The global pandemic of 2020 has thrown into sharp focus the interconnected nature of our global society. We share the same health challenges: communicable disease; the rising burden of non-communicable disease, and widening inequality impacting on health outcomes. Inequalities we see between countries, from rich to poor, and within countries, including the UK.

Nurses are critical to meeting those challenges. Nurses and midwives make up the largest part of the global health care workforce. We work at every level of health care and in every sector of society. Nurses are recognised as essential to helping the global community improve population health, to achieving the Sustainable Development Goals, and to addressing gender inequality.

In working to meet those challenges, international collaboration is essential. Today I have been catching up on the ‘Tweet Chat’ on #WeNurses last night on the theme of international collaboration. I was encouraged by such positive messages on the value of ‘global nursing’. I saw nurses talking together of the importance of sharing nursing knowledge, expertise and wisdom; sharing resources, learning, and best practice.

There are of course many ways to collaborate in the international arena. I am a children’s cancer nurse, I work through the International Society of Paediatric Oncology to learn from and advocate for children’s cancer nurses across the globe. Many Royal College of Nursing (RCN) members already work internationally; the College is part of a number of significant networks and alliances, and some would argue already has a voice and a presence on the world stge. So why do I think that the RCN should re-join the International Council of Nurses (ICN)?

First, because it as a truly global organisation, with member organisations from more than 130 countries across the world, representing more than 20 million nurses. This is different from other (important) alliances and networks based on geographical regions, or the history of the commonwealth. As the UK prepares to leave the European Union, we need to look to our international presence, and I believe that this should be within the ICN. Founded in 1899, it was the first international organisation to bring together nurses and nursing organisations from across the world with the aim of both advancing the profession, and improving the socio-economic status of nurses. These aims remain embedded in the pillars on which the ICN builds its work; Professional Practice, Regulation & Education, and Socio-economic welfare. These align closely to both our Royal College charter and to the key priorities of our trade union function.

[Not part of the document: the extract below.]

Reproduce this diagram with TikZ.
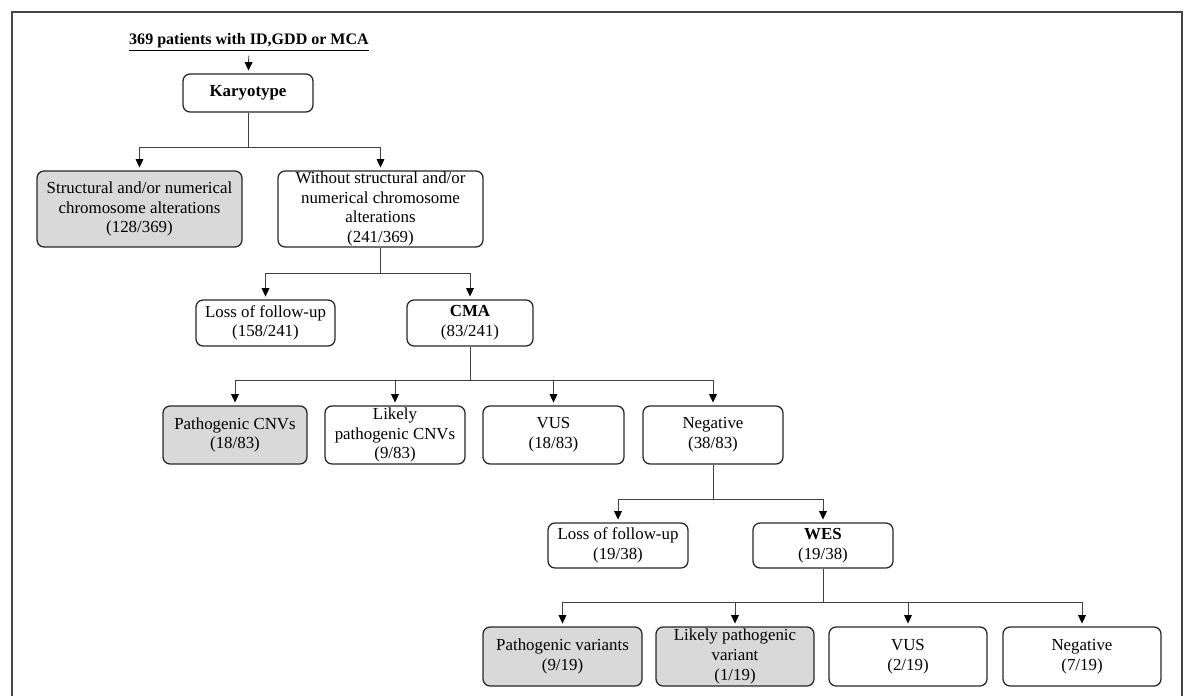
\documentclass[tikz,border=0pt]{standalone}
\usepackage{fontspec}
\setmainfont{Liberation Serif}
\usepackage{xcolor}
\usetikzlibrary{arrows.meta}
\definecolor{boxgray}{RGB}{217,217,217}
\definecolor{framegray}{RGB}{70,70,70}

\tikzset{
    box/.style={draw=black!85, line width=0.9pt, rounded corners=5pt, align=center, inner sep=0pt,
        font=\fontsize{12}{14}\selectfont},
    graybox/.style={box, fill=boxgray},
    link/.style={draw=black!75, line width=0.6pt, -{Triangle[length=6pt,width=5.5pt,color=black]}, shorten >=2pt}
}

\begin{document}
\begin{tikzpicture}[x=0.025cm, y=-0.025cm]
    \useasboundingbox (0,0) rectangle (1186,696);
    \draw[framegray, line width=1.4pt] (12,12) rectangle (1182,720); % outer frame, bottom edge cut off

    % top level
    \node (title) at (249,42) {\fontsize{11.4}{14}\selectfont\underline{\textbf{369 patients with ID,GDD or MCA}}};
    \node[box, minimum width=130*0.025cm, minimum height=38*0.025cm] (kar) at (248,93) {\textbf{Karyotype}};

    \node[graybox, minimum width=205*0.025cm, minimum height=76*0.025cm] (struct) at (139.5,209) {Structural and/or numerical\\chromosome alterations\\(128/369)};
    \node[box, minimum width=205*0.025cm, minimum height=76*0.025cm] (without) at (380.5,209) {Without structural and/or\\numerical chromosome\\alterations\\(241/369)};

    % CMA level
    \node[box, minimum width=139*0.025cm, minimum height=46*0.025cm] (lossA) at (265.5,323) {Loss of follow-up\\(158/241)};
    \node[box, minimum width=126*0.025cm, minimum height=46*0.025cm] (cma) at (470,323) {\textbf{CMA}\\(83/241)};

    \node[graybox, minimum width=144*0.025cm, minimum height=58*0.025cm] (pcnv) at (235,435) {Pathogenic CNVs\\(18/83)};
    \node[box, minimum width=140*0.025cm, minimum height=58*0.025cm] (lpcnv) at (395,435) {Likely\\pathogenic CNVs\\(9/83)};
    \node[box, minimum width=141*0.025cm, minimum height=58*0.025cm] (vusA) at (553.5,435) {VUS\\(18/83)};
    \node[box, minimum width=140*0.025cm, minimum height=58*0.025cm] (negA) at (713,435) {Negative\\(38/83)};

    % WES level
    \node[box, minimum width=140*0.025cm, minimum height=45*0.025cm] (lossB) at (618,545.5) {Loss of follow-up\\(19/38)};
    \node[box, minimum width=140*0.025cm, minimum height=45*0.025cm] (wes) at (823,545.5) {\textbf{WES}\\(19/38)};

    \node[graybox, minimum width=159*0.025cm, minimum height=59*0.025cm] (pvar) at (562.5,656.5) {Pathogenic variants\\(9/19)};
    \node[graybox, minimum width=158*0.025cm, minimum height=59*0.025cm] (lpvar) at (735,656.5) {Likely pathogenic\\variant\\(1/19)};
    \node[box, minimum width=158*0.025cm, minimum height=59*0.025cm] (vusB) at (908,656.5) {VUS\\(2/19)};
    \node[box, minimum width=158*0.025cm, minimum height=59*0.025cm] (negB) at (1082,656.5) {Negative\\(7/19)};

    % connectors
    \draw[link] (title) -- (kar);
    \draw[link] (kar.south) -- ++(0,35) -| (struct.north);
    \draw[link] (kar.south) -- ++(0,35) -| (without.north);
    \draw[link] (without.south) -- ++(0,26) -| (lossA.north);
    \draw[link] (without.south) -- ++(0,26) -| (cma.north);
    \draw[link] (cma.south) -- ++(0,34) -| (pcnv.north);
    \draw[link] (cma.south) -- ++(0,34) -| (lpcnv.north);
    \draw[link] (cma.south) -- ++(0,34) -| (vusA.north);
    \draw[link] (cma.south) -- ++(0,34) -| (negA.north);
    \draw[link] (negA.south) -- ++(0,35) -| (lossB.north);
    \draw[link] (negA.south) -- ++(0,35) -| (wes.north);
    \draw[link] (wes.south) -- ++(0,34) -| (pvar.north);
    \draw[link] (wes.south) -- ++(0,34) -| (lpvar.north);
    \draw[link] (wes.south) -- ++(0,34) -| (vusB.north);
    \draw[link] (wes.south) -- ++(0,34) -| (negB.north);
\end{tikzpicture}
\end{document}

Next, because ICN brings together all fields and specialities of nursing. A number of existing alliances address the needs of a particular speciality, cancer care for example. The vision of the ICN is one that resonates with me personally, ‘for the global community to recognise, support, and invest in nurses and nursing so that they can lead and deliver health for all’.

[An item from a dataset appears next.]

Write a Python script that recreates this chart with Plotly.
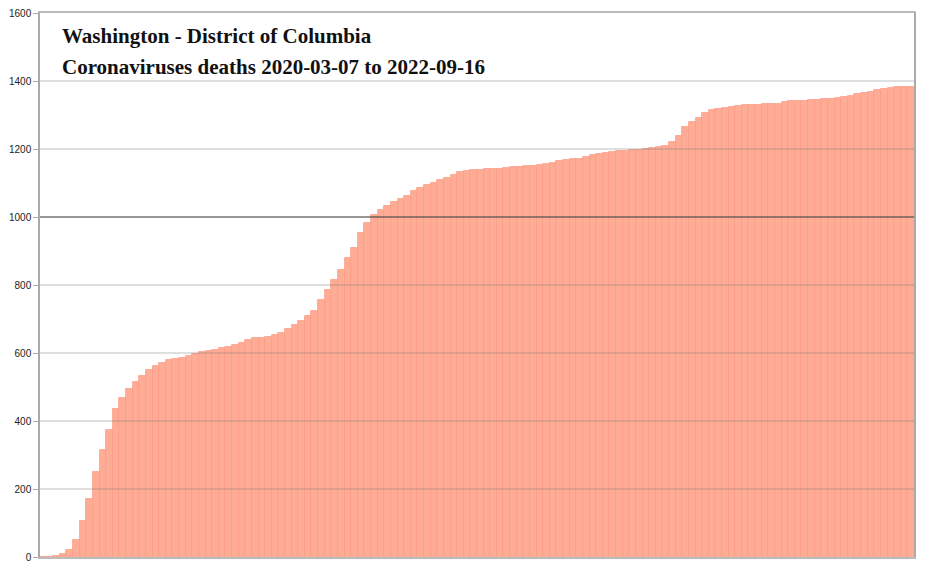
import pandas as pd
import plotly.graph_objects as go

# cumulative deaths, one reading per week starting 2020-03-07
start_date = "2020-03-07"
deaths = [
    0, 0, 2, 9, 20, 50, 105, 170, 250, 315,
    375, 435, 468, 495, 514, 532, 550, 562, 571, 578,
    582, 585, 590, 597, 603, 606, 610, 615, 619, 624,
    629, 638, 643, 645, 648, 652, 660, 670, 682, 694,
    708, 725, 755, 785, 815, 845, 878, 910, 952, 982,
    1005, 1022, 1033, 1043, 1053, 1063, 1076, 1086, 1094, 1101,
    1108, 1116, 1124, 1131, 1135, 1137, 1139, 1140, 1141, 1142,
    1144, 1146, 1147, 1149, 1151, 1154, 1156, 1160, 1164, 1167,
    1170, 1172, 1177, 1182, 1185, 1188, 1192, 1194, 1195, 1197,
    1198, 1200, 1202, 1205, 1209, 1220, 1238, 1265, 1280, 1292,
    1305, 1314, 1319, 1322, 1325, 1327, 1328, 1329, 1330, 1331,
    1331, 1333, 1339, 1340, 1341, 1342, 1344, 1345, 1346, 1347,
    1350, 1354, 1357, 1361, 1364, 1368, 1373, 1376, 1379, 1381,
    1382, 1383,
]
y_ticks = [0, 200, 400, 600, 800, 1000, 1200, 1400, 1600]
title_lines = ["Washington - District of Columbia",
               "Coronaviruses deaths 2020-03-07 to 2022-09-16"]

dates = pd.date_range(start_date, periods=len(deaths), freq="7D")

fig = go.Figure()
fig.add_trace(go.Bar(
    x=dates, y=deaths,
    marker_color="rgb(255,172,150)",
    marker_line_color="rgb(250,156,132)",
    marker_line_width=0.8,
    showlegend=False,
))

# grid lines sit on top of the bars in the original
for v in y_ticks[1:-1]:
    fig.add_hline(y=v, layer="above",
                  line_color="rgba(70,70,70,0.75)" if v == 1000 else "rgba(110,110,110,0.45)",
                  line_width=1.3 if v == 1000 else 1)

half_week = pd.Timedelta(days=3.5)
# page body has an 8px margin, so the figure is shrunk/shifted by that much
fig.update_layout(
    width=928, height=567,
    margin=dict(l=32, r=22, t=5, b=18),
    plot_bgcolor="white", paper_bgcolor="white",
    bargap=0,
    font=dict(family="Liberation Sans, Arial, sans-serif", size=10, color="#222"),
    xaxis=dict(range=[dates[0] - half_week, dates[-1] + half_week],
               showticklabels=False, showgrid=False, zeroline=False,
               showline=True, linecolor="#bbb", linewidth=1.5, mirror=True,
               ticks="", automargin=False),
    yaxis=dict(range=[0, 1600], tickvals=y_ticks, showgrid=False, zeroline=False,
               showline=True, linecolor="#aaa", linewidth=1.5, mirror=True,
               ticks="outside", ticklen=5, tickcolor="#aaa",
               ticklabeloverflow="allow", automargin=False,
               tickfont=dict(size=10, color="#222")),
)

for i, line in enumerate(title_lines):
    fig.add_annotation(
        text="<b>" + line + "</b>",
        xref="paper", yref="paper", x=0.023, y=0.984 - i * 0.057,
        xanchor="left", yanchor="top", showarrow=False,
        font=dict(family="Liberation Serif, serif", size=21, color="#111"),
    )

fig.write_html("out.html")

The ICN is the only international nursing organisation which is in ‘formal relations’ with the World Health Organisation (WHO). Some have argued that the RCN is already an influential actor on the world stage. Whilst there is some truth in this, the RCN does not have the right to participate in the World Health Assembly where the ICN is the only nursing organisation able to make interventions. The RCN has provided support to the Nursing Now campaign, but that campaign is a programme of the Burdett Trust for Nursing, run in collaboration with the WHO and the ICN. The legacy work of Nursing Now will, at the end of 2020, pass to the ICN. The ICN was co-chair of the first ever ‘State of the World’s Nursing Report, published by the WHO to mark this International Year of the Nurse and the Midwife. This report calls for investment in nursing jobs, education, and leadership, and by re-joining the ICN we can contribute to taking forward the recommendations of that report.

By re-joining the ICN the RCN would be raising the voice of nursing in the UK alongside those of national nursing organisations from around the world, strengthening the voice of the ICN on the world stage. Together we are louder, better, stronger.

Rachel Hollis is an Honorary Nurse Advisor in Children’s Cancer Care at the Leeds Children’s Hospital. She is Chair of the RCN Professional Nursing Committee but is writing in a personal capacity.